▸ **The exercise**
Transcribe the listing word for word.

>> START Information provided

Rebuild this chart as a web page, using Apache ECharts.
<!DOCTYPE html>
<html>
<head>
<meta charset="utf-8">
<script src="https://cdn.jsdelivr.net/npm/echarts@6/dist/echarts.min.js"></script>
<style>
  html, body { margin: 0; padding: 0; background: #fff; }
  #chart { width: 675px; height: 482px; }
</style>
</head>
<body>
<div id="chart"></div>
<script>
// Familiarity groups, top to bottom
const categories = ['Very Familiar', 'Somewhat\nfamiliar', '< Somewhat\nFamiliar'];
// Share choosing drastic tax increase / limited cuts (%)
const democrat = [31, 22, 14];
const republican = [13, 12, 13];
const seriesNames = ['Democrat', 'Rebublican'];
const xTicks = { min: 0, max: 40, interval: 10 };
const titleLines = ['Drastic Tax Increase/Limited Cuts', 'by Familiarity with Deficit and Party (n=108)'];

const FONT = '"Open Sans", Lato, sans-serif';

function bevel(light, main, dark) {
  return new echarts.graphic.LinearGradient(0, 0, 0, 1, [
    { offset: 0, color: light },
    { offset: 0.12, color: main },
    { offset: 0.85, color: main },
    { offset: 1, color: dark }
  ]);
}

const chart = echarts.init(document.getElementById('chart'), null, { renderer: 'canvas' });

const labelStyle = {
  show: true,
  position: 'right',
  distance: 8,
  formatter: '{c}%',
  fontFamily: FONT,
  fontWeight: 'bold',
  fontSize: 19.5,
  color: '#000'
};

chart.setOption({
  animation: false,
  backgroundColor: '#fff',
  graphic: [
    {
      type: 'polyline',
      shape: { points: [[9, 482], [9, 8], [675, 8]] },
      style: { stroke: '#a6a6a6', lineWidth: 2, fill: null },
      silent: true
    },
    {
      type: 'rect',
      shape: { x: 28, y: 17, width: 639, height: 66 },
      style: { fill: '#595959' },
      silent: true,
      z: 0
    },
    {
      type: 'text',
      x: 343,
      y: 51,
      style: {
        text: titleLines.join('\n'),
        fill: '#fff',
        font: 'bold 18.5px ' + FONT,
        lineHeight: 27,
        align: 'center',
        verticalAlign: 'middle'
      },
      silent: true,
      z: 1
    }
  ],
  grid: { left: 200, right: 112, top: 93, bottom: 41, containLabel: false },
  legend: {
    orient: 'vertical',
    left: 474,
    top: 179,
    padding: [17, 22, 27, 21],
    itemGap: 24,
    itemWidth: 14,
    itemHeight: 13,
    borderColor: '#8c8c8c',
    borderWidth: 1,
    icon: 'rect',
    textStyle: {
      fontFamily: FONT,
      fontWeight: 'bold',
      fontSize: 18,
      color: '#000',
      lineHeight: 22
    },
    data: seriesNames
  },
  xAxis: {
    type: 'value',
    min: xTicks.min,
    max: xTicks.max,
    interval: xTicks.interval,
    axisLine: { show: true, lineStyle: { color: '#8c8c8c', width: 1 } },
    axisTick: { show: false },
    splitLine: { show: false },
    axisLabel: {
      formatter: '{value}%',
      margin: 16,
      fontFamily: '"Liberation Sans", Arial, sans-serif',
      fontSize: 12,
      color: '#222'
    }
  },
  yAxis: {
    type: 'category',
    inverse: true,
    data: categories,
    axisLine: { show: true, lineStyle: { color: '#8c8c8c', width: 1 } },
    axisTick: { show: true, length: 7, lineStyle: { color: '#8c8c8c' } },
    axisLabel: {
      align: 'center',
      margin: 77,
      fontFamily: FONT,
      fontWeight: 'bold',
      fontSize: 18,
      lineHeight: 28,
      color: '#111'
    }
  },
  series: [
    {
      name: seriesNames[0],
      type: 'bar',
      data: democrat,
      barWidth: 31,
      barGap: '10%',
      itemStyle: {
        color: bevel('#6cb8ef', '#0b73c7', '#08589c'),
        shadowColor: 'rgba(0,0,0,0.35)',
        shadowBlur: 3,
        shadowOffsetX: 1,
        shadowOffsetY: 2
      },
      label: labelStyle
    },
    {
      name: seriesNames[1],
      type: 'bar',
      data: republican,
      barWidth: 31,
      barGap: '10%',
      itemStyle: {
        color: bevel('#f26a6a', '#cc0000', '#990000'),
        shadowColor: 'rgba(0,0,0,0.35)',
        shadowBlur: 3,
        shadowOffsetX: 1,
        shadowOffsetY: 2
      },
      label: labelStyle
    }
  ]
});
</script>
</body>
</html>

>> END Information provided

▸ **Result of this task**
Rebuild this chart as a web page, using Apache ECharts.
<!DOCTYPE html>
<html>
<head>
<meta charset="utf-8">
<script src="https://cdn.jsdelivr.net/npm/echarts@6/dist/echarts.min.js"></script>
<style>
  html, body { margin: 0; padding: 0; background: #fff; }
  #chart { width: 675px; height: 482px; }
</style>
</head>
<body>
<div id="chart"></div>
<script>
// Familiarity groups, top to bottom
const categories = ['Very Familiar', 'Somewhat\nfamiliar', '< Somewhat\nFamiliar'];
// Share choosing drastic tax increase / limited cuts (%)
const democrat = [31, 22, 14];
const republican = [13, 12, 13];
const seriesNames = ['Democrat', 'Rebublican'];
const xTicks = { min: 0, max: 40, interval: 10 };
const titleLines = ['Drastic Tax Increase/Limited Cuts', 'by Familiarity with Deficit and Party (n=108)'];

const FONT = '"Open Sans", Lato, sans-serif';

function bevel(light, main, dark) {
  return new echarts.graphic.LinearGradient(0, 0, 0, 1, [
    { offset: 0, color: light },
    { offset: 0.12, color: main },
    { offset: 0.85, color: main },
    { offset: 1, color: dark }
  ]);
}

const chart = echarts.init(document.getElementById('chart'), null, { renderer: 'canvas' });

const labelStyle = {
  show: true,
  position: 'right',
  distance: 8,
  formatter: '{c}%',
  fontFamily: FONT,
  fontWeight: 'bold',
  fontSize: 19.5,
  color: '#000'
};

chart.setOption({
  animation: false,
  backgroundColor: '#fff',
  graphic: [
    {
      type: 'polyline',
      shape: { points: [[9, 482], [9, 8], [675, 8]] },
      style: { stroke: '#a6a6a6', lineWidth: 2, fill: null },
      silent: true
    },
    {
      type: 'rect',
      shape: { x: 28, y: 17, width: 639, height: 66 },
      style: { fill: '#595959' },
      silent: true,
      z: 0
    },
    {
      type: 'text',
      x: 343,
      y: 51,
      style: {
        text: titleLines.join('\n'),
        fill: '#fff',
        font: 'bold 18.5px ' + FONT,
        lineHeight: 27,
        align: 'center',
        verticalAlign: 'middle'
      },
      silent: true,
      z: 1
    }
  ],
  grid: { left: 200, right: 112, top: 93, bottom: 41, containLabel: false },
  legend: {
    orient: 'vertical',
    left: 474,
    top: 179,
    padding: [17, 22, 27, 21],
    itemGap: 24,
    itemWidth: 14,
    itemHeight: 13,
    borderColor: '#8c8c8c',
    borderWidth: 1,
    icon: 'rect',
    textStyle: {
      fontFamily: FONT,
      fontWeight: 'bold',
      fontSize: 18,
      color: '#000',
      lineHeight: 22
    },
    data: seriesNames
  },
  xAxis: {
    type: 'value',
    min: xTicks.min,
    max: xTicks.max,
    interval: xTicks.interval,
    axisLine: { show: true, lineStyle: { color: '#8c8c8c', width: 1 } },
    axisTick: { show: false },
    splitLine: { show: false },
    axisLabel: {
      formatter: '{value}%',
      margin: 16,
      fontFamily: '"Liberation Sans", Arial, sans-serif',
      fontSize: 12,
      color: '#222'
    }
  },
  yAxis: {
    type: 'category',
    inverse: true,
    data: categories,
    axisLine: { show: true, lineStyle: { color: '#8c8c8c', width: 1 } },
    axisTick: { show: true, length: 7, lineStyle: { color: '#8c8c8c' } },
    axisLabel: {
      align: 'center',
      margin: 77,
      fontFamily: FONT,
      fontWeight: 'bold',
      fontSize: 18,
      lineHeight: 28,
      color: '#111'
    }
  },
  series: [
    {
      name: seriesNames[0],
      type: 'bar',
      data: democrat,
      barWidth: 31,
      barGap: '10%',
      itemStyle: {
        color: bevel('#6cb8ef', '#0b73c7', '#08589c'),
        shadowColor: 'rgba(0,0,0,0.35)',
        shadowBlur: 3,
        shadowOffsetX: 1,
        shadowOffsetY: 2
      },
      label: labelStyle
    },
    {
      name: seriesNames[1],
      type: 'bar',
      data: republican,
      barWidth: 31,
      barGap: '10%',
      itemStyle: {
        color: bevel('#f26a6a', '#cc0000', '#990000'),
        shadowColor: 'rgba(0,0,0,0.35)',
        shadowBlur: 3,
        shadowOffsetX: 1,
        shadowOffsetY: 2
      },
      label: labelStyle
    }
  ]
});
</script>
</body>
</html>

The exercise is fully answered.